• Task to complete: Among the entries below, which lines run from the line with "Clone this chart in Apache ECharts." through the line with "</script></body></html>"? Retype those, both ends included, exactly and without pictures.

• Provided records:
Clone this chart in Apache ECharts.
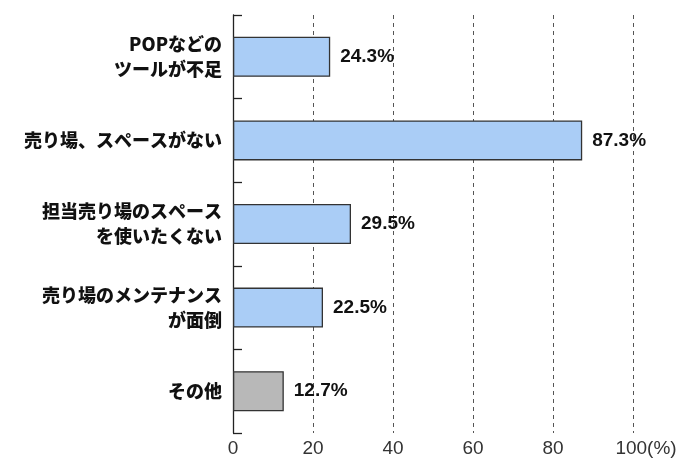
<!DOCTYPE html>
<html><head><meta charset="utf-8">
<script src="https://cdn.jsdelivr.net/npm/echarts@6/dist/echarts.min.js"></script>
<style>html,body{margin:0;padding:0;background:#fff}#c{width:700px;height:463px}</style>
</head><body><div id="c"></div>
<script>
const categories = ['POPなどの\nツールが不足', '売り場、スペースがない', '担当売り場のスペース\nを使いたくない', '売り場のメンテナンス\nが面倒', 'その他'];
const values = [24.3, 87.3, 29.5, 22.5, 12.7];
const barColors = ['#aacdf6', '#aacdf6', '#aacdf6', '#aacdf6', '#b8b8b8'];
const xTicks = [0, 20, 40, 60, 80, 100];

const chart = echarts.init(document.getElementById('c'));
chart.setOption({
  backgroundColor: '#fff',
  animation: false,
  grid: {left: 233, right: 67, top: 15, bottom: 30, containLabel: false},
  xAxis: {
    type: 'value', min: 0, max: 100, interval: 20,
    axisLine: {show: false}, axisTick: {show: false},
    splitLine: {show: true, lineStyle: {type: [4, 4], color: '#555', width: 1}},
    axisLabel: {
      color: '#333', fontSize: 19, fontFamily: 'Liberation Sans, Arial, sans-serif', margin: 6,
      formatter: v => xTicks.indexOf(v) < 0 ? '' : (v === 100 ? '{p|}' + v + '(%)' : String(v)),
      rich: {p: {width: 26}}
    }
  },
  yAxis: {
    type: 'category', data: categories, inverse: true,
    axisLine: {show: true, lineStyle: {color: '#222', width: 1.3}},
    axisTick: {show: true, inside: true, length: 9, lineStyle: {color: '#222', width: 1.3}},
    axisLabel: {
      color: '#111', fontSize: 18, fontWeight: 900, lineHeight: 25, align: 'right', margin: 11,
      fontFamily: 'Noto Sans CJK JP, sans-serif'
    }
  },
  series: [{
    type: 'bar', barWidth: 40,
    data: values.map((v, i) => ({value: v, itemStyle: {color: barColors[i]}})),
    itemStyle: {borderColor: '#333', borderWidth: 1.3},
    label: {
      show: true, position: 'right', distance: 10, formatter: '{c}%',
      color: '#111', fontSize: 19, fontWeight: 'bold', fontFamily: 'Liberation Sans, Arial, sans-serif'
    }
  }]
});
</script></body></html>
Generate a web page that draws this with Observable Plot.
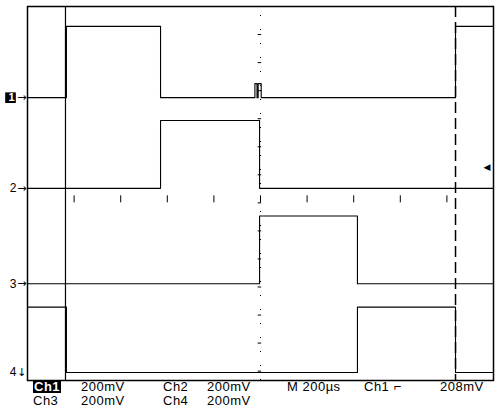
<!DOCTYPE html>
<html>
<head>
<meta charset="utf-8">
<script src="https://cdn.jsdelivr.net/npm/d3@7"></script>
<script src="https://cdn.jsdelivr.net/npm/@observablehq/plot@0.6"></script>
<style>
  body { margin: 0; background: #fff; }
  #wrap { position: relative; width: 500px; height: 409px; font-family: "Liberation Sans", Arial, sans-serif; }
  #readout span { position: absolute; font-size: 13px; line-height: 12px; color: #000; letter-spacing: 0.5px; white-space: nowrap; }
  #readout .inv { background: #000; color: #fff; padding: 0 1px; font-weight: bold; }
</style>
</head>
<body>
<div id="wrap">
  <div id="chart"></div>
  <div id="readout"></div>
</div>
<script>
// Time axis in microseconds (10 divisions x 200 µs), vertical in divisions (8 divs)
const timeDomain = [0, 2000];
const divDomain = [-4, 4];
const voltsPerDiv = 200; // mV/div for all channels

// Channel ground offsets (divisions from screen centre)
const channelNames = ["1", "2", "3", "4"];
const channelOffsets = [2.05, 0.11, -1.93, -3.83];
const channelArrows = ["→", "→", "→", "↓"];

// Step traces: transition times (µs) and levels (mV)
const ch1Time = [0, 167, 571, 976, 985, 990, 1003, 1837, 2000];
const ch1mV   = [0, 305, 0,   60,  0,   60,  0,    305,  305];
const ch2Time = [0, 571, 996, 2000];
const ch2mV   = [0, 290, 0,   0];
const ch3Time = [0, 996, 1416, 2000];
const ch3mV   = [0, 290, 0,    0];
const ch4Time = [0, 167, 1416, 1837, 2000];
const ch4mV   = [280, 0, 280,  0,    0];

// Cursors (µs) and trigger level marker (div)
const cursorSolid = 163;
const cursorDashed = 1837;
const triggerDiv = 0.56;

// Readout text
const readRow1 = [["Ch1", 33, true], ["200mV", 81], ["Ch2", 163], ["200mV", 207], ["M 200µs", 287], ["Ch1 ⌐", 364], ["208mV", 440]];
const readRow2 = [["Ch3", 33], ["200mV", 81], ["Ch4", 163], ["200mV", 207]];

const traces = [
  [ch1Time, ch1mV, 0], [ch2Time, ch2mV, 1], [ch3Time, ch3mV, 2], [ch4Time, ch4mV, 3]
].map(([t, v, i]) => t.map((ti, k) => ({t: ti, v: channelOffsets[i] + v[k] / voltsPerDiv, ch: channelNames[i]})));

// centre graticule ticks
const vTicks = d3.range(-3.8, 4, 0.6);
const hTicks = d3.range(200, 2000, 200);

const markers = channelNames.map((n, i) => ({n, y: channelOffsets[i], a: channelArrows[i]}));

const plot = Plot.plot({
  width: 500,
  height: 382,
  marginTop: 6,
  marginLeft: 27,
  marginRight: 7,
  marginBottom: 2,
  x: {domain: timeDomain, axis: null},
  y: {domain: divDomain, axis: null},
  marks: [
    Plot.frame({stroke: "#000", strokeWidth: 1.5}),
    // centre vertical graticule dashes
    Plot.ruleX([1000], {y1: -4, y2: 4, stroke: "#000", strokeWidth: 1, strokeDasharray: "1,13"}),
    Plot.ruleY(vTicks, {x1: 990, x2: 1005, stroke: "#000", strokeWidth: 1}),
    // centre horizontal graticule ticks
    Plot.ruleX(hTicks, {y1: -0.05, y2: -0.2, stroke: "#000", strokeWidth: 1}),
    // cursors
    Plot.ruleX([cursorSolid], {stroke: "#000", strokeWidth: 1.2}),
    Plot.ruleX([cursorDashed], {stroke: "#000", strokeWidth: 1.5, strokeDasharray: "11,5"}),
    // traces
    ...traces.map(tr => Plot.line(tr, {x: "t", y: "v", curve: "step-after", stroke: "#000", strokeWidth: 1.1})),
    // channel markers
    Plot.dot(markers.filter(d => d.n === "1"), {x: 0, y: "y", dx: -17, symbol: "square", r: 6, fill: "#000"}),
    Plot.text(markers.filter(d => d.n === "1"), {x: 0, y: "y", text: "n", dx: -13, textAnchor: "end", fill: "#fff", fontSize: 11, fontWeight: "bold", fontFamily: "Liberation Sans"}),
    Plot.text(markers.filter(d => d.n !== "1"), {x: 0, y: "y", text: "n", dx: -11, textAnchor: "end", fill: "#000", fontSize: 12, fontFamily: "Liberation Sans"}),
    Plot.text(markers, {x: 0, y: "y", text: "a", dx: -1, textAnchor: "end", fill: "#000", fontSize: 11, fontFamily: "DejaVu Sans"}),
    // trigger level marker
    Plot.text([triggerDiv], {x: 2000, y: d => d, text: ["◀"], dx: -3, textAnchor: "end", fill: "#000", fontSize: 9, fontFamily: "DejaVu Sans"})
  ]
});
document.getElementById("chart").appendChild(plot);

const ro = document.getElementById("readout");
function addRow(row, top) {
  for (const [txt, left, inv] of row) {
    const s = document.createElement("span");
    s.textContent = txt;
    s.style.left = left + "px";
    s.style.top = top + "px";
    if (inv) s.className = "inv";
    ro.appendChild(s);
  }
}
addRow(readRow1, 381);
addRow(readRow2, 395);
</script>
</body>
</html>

...

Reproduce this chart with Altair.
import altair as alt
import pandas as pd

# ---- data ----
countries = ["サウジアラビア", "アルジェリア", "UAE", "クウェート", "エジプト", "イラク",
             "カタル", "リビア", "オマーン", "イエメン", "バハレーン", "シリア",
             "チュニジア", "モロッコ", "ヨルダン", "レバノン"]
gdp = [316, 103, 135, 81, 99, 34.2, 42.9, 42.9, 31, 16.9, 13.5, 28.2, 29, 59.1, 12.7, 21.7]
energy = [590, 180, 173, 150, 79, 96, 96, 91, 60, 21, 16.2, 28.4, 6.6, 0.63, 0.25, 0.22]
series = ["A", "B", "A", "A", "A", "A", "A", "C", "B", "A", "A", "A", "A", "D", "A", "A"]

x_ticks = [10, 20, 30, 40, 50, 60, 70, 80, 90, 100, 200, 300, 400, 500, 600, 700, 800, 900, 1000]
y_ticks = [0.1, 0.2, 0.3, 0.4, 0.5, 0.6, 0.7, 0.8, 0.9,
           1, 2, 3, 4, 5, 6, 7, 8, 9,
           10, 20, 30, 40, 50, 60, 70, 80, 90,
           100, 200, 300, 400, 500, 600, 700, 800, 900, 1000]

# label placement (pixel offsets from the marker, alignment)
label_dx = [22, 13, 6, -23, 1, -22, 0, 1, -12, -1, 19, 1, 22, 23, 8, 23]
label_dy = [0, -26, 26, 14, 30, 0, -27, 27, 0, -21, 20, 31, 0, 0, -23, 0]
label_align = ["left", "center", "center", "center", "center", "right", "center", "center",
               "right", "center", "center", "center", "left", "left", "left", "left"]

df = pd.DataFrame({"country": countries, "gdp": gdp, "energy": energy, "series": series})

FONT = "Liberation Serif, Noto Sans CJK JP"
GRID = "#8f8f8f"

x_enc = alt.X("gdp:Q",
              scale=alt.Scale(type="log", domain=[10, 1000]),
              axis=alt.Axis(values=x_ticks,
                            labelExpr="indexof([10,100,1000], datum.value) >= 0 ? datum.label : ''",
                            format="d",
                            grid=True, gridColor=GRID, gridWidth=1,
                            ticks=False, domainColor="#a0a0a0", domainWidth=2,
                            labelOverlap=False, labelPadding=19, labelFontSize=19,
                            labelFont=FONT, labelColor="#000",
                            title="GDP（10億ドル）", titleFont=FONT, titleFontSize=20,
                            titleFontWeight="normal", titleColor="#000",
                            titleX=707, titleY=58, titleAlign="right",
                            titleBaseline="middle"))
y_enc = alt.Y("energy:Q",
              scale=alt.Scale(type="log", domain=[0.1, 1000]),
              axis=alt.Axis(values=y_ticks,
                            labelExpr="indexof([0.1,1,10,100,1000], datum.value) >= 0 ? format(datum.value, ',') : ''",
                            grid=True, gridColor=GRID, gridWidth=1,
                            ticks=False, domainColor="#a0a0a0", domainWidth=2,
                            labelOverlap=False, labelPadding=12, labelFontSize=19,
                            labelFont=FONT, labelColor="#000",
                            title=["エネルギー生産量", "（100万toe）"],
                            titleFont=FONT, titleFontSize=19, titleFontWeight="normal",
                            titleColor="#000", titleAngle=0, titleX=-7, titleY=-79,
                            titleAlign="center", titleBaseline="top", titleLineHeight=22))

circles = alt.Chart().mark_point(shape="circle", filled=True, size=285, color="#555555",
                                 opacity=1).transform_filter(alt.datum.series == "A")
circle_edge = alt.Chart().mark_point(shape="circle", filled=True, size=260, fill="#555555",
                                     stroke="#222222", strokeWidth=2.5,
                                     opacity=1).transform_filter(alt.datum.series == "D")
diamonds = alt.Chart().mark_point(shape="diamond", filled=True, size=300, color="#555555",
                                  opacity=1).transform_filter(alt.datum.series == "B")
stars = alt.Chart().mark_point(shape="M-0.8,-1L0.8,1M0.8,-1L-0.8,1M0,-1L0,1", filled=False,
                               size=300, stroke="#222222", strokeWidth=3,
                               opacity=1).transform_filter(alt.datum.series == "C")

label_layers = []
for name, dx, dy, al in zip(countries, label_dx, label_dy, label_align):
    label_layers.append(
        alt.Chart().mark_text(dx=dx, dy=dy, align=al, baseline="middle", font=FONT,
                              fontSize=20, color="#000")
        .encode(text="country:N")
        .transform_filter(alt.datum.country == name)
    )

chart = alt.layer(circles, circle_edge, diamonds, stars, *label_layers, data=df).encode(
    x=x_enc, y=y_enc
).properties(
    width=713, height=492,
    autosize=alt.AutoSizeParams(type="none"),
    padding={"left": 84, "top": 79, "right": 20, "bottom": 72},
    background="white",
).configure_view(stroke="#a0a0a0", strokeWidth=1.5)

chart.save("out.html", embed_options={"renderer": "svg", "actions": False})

• Full solution:
Clone this chart in Apache ECharts.
<!DOCTYPE html>
<html><head><meta charset="utf-8">
<script src="https://cdn.jsdelivr.net/npm/echarts@6/dist/echarts.min.js"></script>
<style>html,body{margin:0;padding:0;background:#fff}#c{width:700px;height:463px}</style>
</head><body><div id="c"></div>
<script>
const categories = ['POPなどの\nツールが不足', '売り場、スペースがない', '担当売り場のスペース\nを使いたくない', '売り場のメンテナンス\nが面倒', 'その他'];
const values = [24.3, 87.3, 29.5, 22.5, 12.7];
const barColors = ['#aacdf6', '#aacdf6', '#aacdf6', '#aacdf6', '#b8b8b8'];
const xTicks = [0, 20, 40, 60, 80, 100];

const chart = echarts.init(document.getElementById('c'));
chart.setOption({
  backgroundColor: '#fff',
  animation: false,
  grid: {left: 233, right: 67, top: 15, bottom: 30, containLabel: false},
  xAxis: {
    type: 'value', min: 0, max: 100, interval: 20,
    axisLine: {show: false}, axisTick: {show: false},
    splitLine: {show: true, lineStyle: {type: [4, 4], color: '#555', width: 1}},
    axisLabel: {
      color: '#333', fontSize: 19, fontFamily: 'Liberation Sans, Arial, sans-serif', margin: 6,
      formatter: v => xTicks.indexOf(v) < 0 ? '' : (v === 100 ? '{p|}' + v + '(%)' : String(v)),
      rich: {p: {width: 26}}
    }
  },
  yAxis: {
    type: 'category', data: categories, inverse: true,
    axisLine: {show: true, lineStyle: {color: '#222', width: 1.3}},
    axisTick: {show: true, inside: true, length: 9, lineStyle: {color: '#222', width: 1.3}},
    axisLabel: {
      color: '#111', fontSize: 18, fontWeight: 900, lineHeight: 25, align: 'right', margin: 11,
      fontFamily: 'Noto Sans CJK JP, sans-serif'
    }
  },
  series: [{
    type: 'bar', barWidth: 40,
    data: values.map((v, i) => ({value: v, itemStyle: {color: barColors[i]}})),
    itemStyle: {borderColor: '#333', borderWidth: 1.3},
    label: {
      show: true, position: 'right', distance: 10, formatter: '{c}%',
      color: '#111', fontSize: 19, fontWeight: 'bold', fontFamily: 'Liberation Sans, Arial, sans-serif'
    }
  }]
});
</script></body></html>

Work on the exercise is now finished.